Free Kick: Too many questions, answers tomorrow
What a Wednesday! Tomorrow sees the return legs of the European Championship playoff.
Can Wales follow their brave goalless draw in Moscow by beating an abrasive Russian team in Cardiff, and thus reach the finals of a major competition for the first time since 1958?
Will Scotland, astonishing 1-0 winners at Hampden over Holland, though the second half saw them desperately at bay, cling on to that lead away from Glasgow?
Can a fading Turkish team, so much less effective since the 2002 World Cup, turn the tables at home to Latvia, who so surprisingly beat them 1-0 in Riga? Will Spain have trouble in Oslo against a revivified Norway whom they were lucky indeed to beat 2-1?
In Moscow, the fine young Cardiff City centre back Danny Gabbidon, whose presence has transformed the Welsh defence, surpassed himself with his speedy interceptions.
I'll hope to see his Cardiff City teammate Robert Franshaw given a chance at the Millennium Stadium. Somewhat surprisingly he never got on the field in Moscow. But at some stage or other of the match, I do feel that little Farnshaw, with his speed, his irrepressible temperament, his initiative, could make the difference against a Russian defence which is hardly irresistible.
Of course the manager Mark Hughes might give the splendid Ryan Giggs, brutally fouled in Moscow, a free role up front which he tellingly did last time out at Cardiff against Serbia.
One is not so sure about the Scots, whose very young team has risen from that dreadful 2-2 draw in the Faroe Islands which began their qualifying venture. Berti Vogts, once Germany's manager, much derided for many months, seems at last to have come good.
At Hampden, the clever young Manchester United right winger, Darren Fletcher, skilfully made the only goal for the equally lively and confident James McFadden of Everton.

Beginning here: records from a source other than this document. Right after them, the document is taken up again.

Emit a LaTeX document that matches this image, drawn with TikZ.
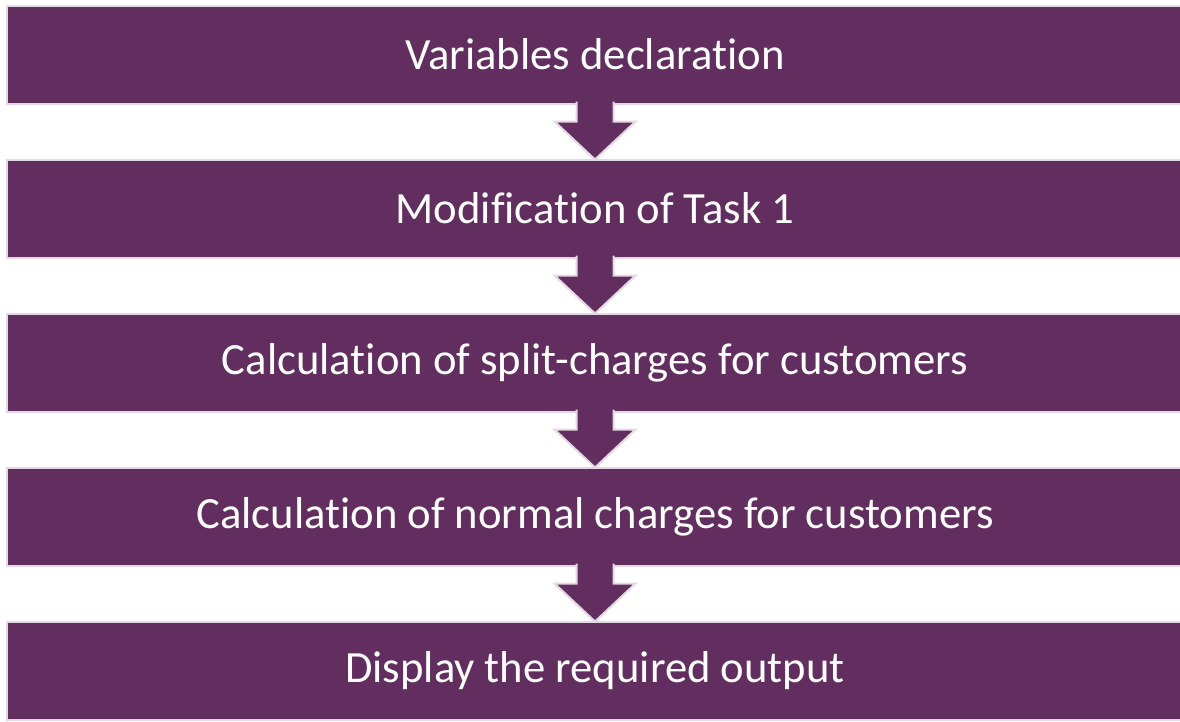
\documentclass[tikz,border=0pt]{standalone}
\usepackage{fontspec}
\setmainfont{Carlito}[RawFeature=-liga,RawFeature=-clig,RawFeature=-dlig,RawFeature=-calt]
\usetikzlibrary{positioning,calc}
\definecolor{plum}{HTML}{622E5F}
\definecolor{lilac}{HTML}{E3D8E3}

\begin{document}
\begin{tikzpicture}[x=0.75pt,y=0.75pt,
        stage/.style={fill=plum,draw=lilac,line width=1.5pt,text=white,
            minimum width=882pt,minimum height=73.5pt,inner sep=0pt,outer sep=0pt,
            font=\fontsize{33.5}{40}\selectfont},
        flowarrow/.style={fill=plum,draw=lilac,line width=1.5pt}]
    \useasboundingbox (0,0) rectangle (1180,-721);
    \node[stage] (s1) at (595,-54.5) {Variables declaration};
    \node[stage,below=42pt of s1] (s2) {Modification of Task 1};
    \node[stage,below=42pt of s2] (s3) {Calculation of split-charges for customers};
    \node[stage,below=42pt of s3] (s4) {Calculation of normal charges for customers};
    \node[stage,below=42pt of s4] (s5) {Display the required output};

    \foreach \i [evaluate={\j=int(\i+1)}] in {1,2,3,4}{
        \filldraw[flowarrow] ($(s\i.south)+(-18.5,2)$) -- ($(s\i.south)+(-18.5,-18)$)
            -- ($(s\i.south)+(-40.5,-18)$) -- (s\j.north)
            -- ($(s\i.south)+(40.5,-18)$) -- ($(s\i.south)+(18.5,-18)$)
            -- ($(s\i.south)+(18.5,2)$);
    }
\end{tikzpicture}
\end{document}
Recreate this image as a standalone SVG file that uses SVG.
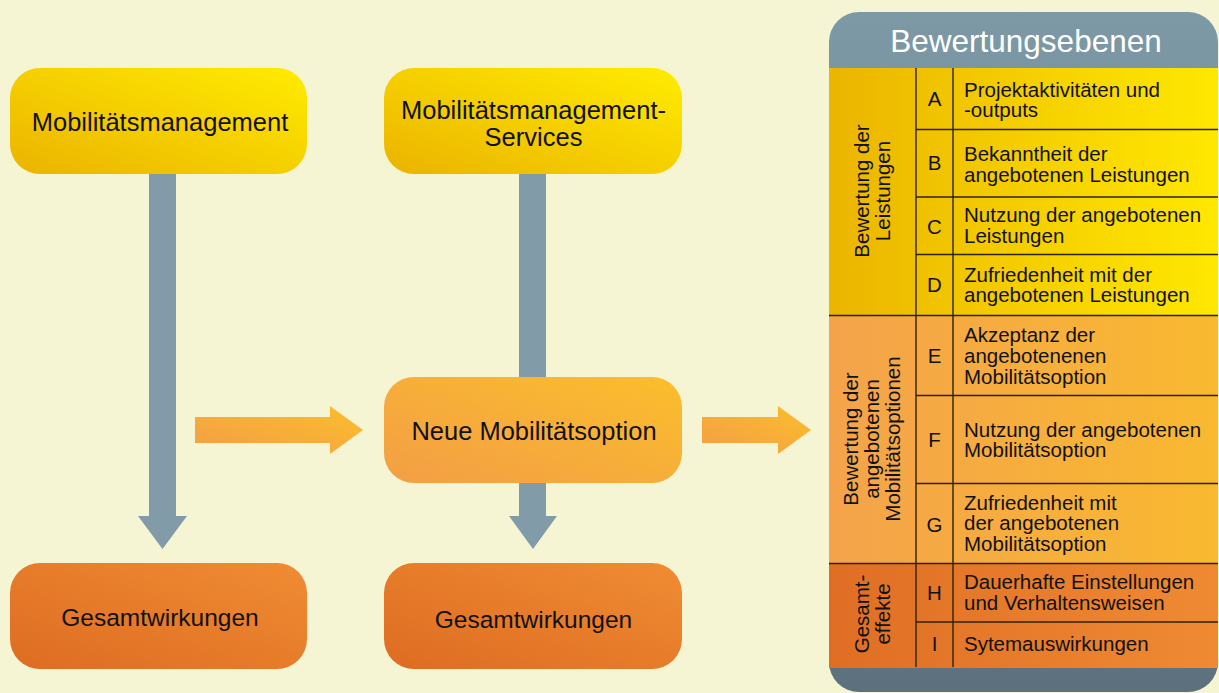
<svg xmlns="http://www.w3.org/2000/svg" width="1219" height="693" viewBox="0 0 1219 693">
<defs>
<linearGradient id="gYellow" x1="0" y1="1" x2="1" y2="0">
<stop offset="0" stop-color="#EBB300"/>
<stop offset="1" stop-color="#FFEC00"/>
</linearGradient>
<linearGradient id="gLightOrange" x1="0" y1="1" x2="1" y2="0">
<stop offset="0" stop-color="#F39E46"/>
<stop offset="1" stop-color="#FBBE2C"/>
</linearGradient>
<linearGradient id="gDarkOrange" x1="0" y1="1" x2="1" y2="0">
<stop offset="0" stop-color="#DD6C22"/>
<stop offset="1" stop-color="#F08C33"/>
</linearGradient>
<linearGradient id="gArrowOrange" x1="0" y1="1" x2="1" y2="0">
<stop offset="0" stop-color="#F39E46"/>
<stop offset="1" stop-color="#FBBE2C"/>
</linearGradient>
<linearGradient id="gGray" x1="0" y1="0" x2="0" y2="1">
<stop offset="0" stop-color="#7E99A6"/>
<stop offset="1" stop-color="#5C717D"/>
</linearGradient>
<linearGradient id="gTYellow" x1="0" y1="0" x2="1" y2="0">
<stop offset="0" stop-color="#EBB500"/>
<stop offset="1" stop-color="#FFE800"/>
</linearGradient>
<linearGradient id="gTOrange" x1="0" y1="0" x2="1" y2="0">
<stop offset="0" stop-color="#F4A34B"/>
<stop offset="1" stop-color="#F9B930"/>
</linearGradient>
<linearGradient id="gTDark" x1="0" y1="0" x2="1" y2="0">
<stop offset="0" stop-color="#DF6E24"/>
<stop offset="1" stop-color="#EF8A33"/>
</linearGradient>
</defs>
<style>
.node-text{font-family:"Liberation Sans",Arial,sans-serif;font-size:25.5px;fill:#111;text-anchor:middle}
.node-text-s{font-family:"Liberation Sans",Arial,sans-serif;font-size:24.5px;fill:#111;text-anchor:middle}
.tbl{font-family:"Liberation Sans",Arial,sans-serif;font-size:20.5px;fill:#111}
.ltr{text-anchor:middle}
.vlab{font-family:"Liberation Sans",Arial,sans-serif;font-size:20.5px;fill:#111;text-anchor:middle}
.grid{stroke:#2E2206;stroke-width:1.4;fill:none}
.gray-arrow{fill:#819CA8}
.orange-arrow{fill:url(#gArrowOrange)}
</style>
<rect x="0" y="0" width="1219" height="693" fill="#F5F5D3"/>

<g id="connectors">
<polygon class="gray-arrow" points="149,170 176,170 176,516 187,516 162.5,549 138,516 149,516"/>
<polygon class="gray-arrow" points="519,170 546,170 546,516 557,516 533,549 509,516 519,516"/>
<polygon class="orange-arrow" points="195,417 330,417 330,406 363,430 330,454 330,443 195,443"/>
<polygon class="orange-arrow" points="702,417 778,417 778,406 811,430 778,454 778,443 702,443"/>
</g>

<g id="node-mm">
<rect x="10" y="68" width="297" height="106" rx="30" fill="url(#gYellow)"/>
<text class="node-text" x="160" y="131">Mobilitätsmanagement</text>
</g>
<g id="node-mms">
<rect x="384" y="68" width="298" height="106" rx="30" fill="url(#gYellow)"/>
<text class="node-text" x="533.5" y="119">Mobilitätsmanagement-</text>
<text class="node-text" x="533.5" y="146">Services</text>
</g>
<g id="node-neue">
<rect x="384" y="377" width="298" height="106" rx="30" fill="url(#gLightOrange)"/>
<text class="node-text" x="534" y="440">Neue Mobilitätsoption</text>
</g>
<g id="node-gesamt1">
<rect x="10" y="563" width="297" height="106" rx="30" fill="url(#gDarkOrange)"/>
<text class="node-text-s" x="160" y="626">Gesamtwirkungen</text>
</g>
<g id="node-gesamt2">
<rect x="384" y="563" width="298" height="106" rx="30" fill="url(#gDarkOrange)"/>
<text class="node-text-s" x="533.5" y="628">Gesamtwirkungen</text>
</g>

<g id="table-bewertungsebenen">
<rect x="829" y="12" width="389" height="680" rx="30" fill="url(#gGray)"/>
<text x="1026" y="52" font-family="'Liberation Sans',Arial,sans-serif" font-size="31.5" fill="#FFFFFF" text-anchor="middle">Bewertungsebenen</text>
<rect x="829" y="68" width="389" height="247" fill="url(#gTYellow)"/>
<rect x="829" y="315" width="389" height="248" fill="url(#gTOrange)"/>
<rect x="829" y="563" width="389" height="105" fill="url(#gTDark)"/>
<path class="grid" d="M916,68V667M953,68V667M916,129.5H1218M916,197H1218M916,254.5H1218M829,315.5H1218M916,395.5H1218M916,483.5H1218M829,563.5H1218M916,622H1218"/>

<text class="vlab" transform="translate(869,191) rotate(-90)"><tspan x="0" dy="0">Bewertung der</tspan><tspan x="0" dy="21">Leistungen</tspan></text>
<text class="vlab" transform="translate(858,439) rotate(-90)"><tspan x="0" dy="0">Bewertung der</tspan><tspan x="0" dy="21">angebotenen</tspan><tspan x="0" dy="21">Mobilitätsoptionen</tspan></text>
<text class="vlab" transform="translate(869,614) rotate(-90)"><tspan x="0" dy="0">Gesamt-</tspan><tspan x="0" dy="21">effekte</tspan></text>

<g class="tbl">
<text class="ltr" x="934.5" y="106">A</text>
<text class="ltr" x="934.5" y="170">B</text>
<text class="ltr" x="934.5" y="234">C</text>
<text class="ltr" x="934.5" y="292">D</text>
<text class="ltr" x="934.5" y="363">E</text>
<text class="ltr" x="934.5" y="447">F</text>
<text class="ltr" x="934.5" y="532">G</text>
<text class="ltr" x="934.5" y="600">H</text>
<text class="ltr" x="934.5" y="651">I</text>

<text x="964" y="96.5">Projektaktivitäten und</text>
<text x="964" y="117">-outputs</text>
<text x="964" y="161">Bekanntheit der</text>
<text x="964" y="181.5">angebotenen Leistungen</text>
<text x="964" y="221.5">Nutzung der angebotenen</text>
<text x="964" y="242.5">Leistungen</text>
<text x="964" y="281.5">Zufriedenheit mit der</text>
<text x="964" y="302">angebotenen Leistungen</text>
<text x="964" y="342">Akzeptanz der</text>
<text x="964" y="363">angebotenenen</text>
<text x="964" y="384">Mobilitätsoption</text>
<text x="964" y="436.5">Nutzung der angebotenen</text>
<text x="964" y="457">Mobilitätsoption</text>
<text x="964" y="509.5">Zufriedenheit mit</text>
<text x="964" y="530">der angebotenen</text>
<text x="964" y="551">Mobilitätsoption</text>
<text x="964" y="588.5">Dauerhafte Einstellungen</text>
<text x="964" y="609.5">und Verhaltensweisen</text>
<text x="964" y="651">Sytemauswirkungen</text>
</g>
</g>
</svg>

Having announced he had no intention of playing Ruud Van Nistelrooy up front with Patrick Kluivert, the Dutch coach Dick Advocaat, ex-manager of Rangers, did just that. He'll resign he says if Holland don't get through but they seem perpetually plagued by tensions between their Surinam born or descended group of players and those of native Dutch origin.
England's some what meaningless friendly in Manchester against Denmark was overshadowed by another unseemly squabble between the players and the hapless FA.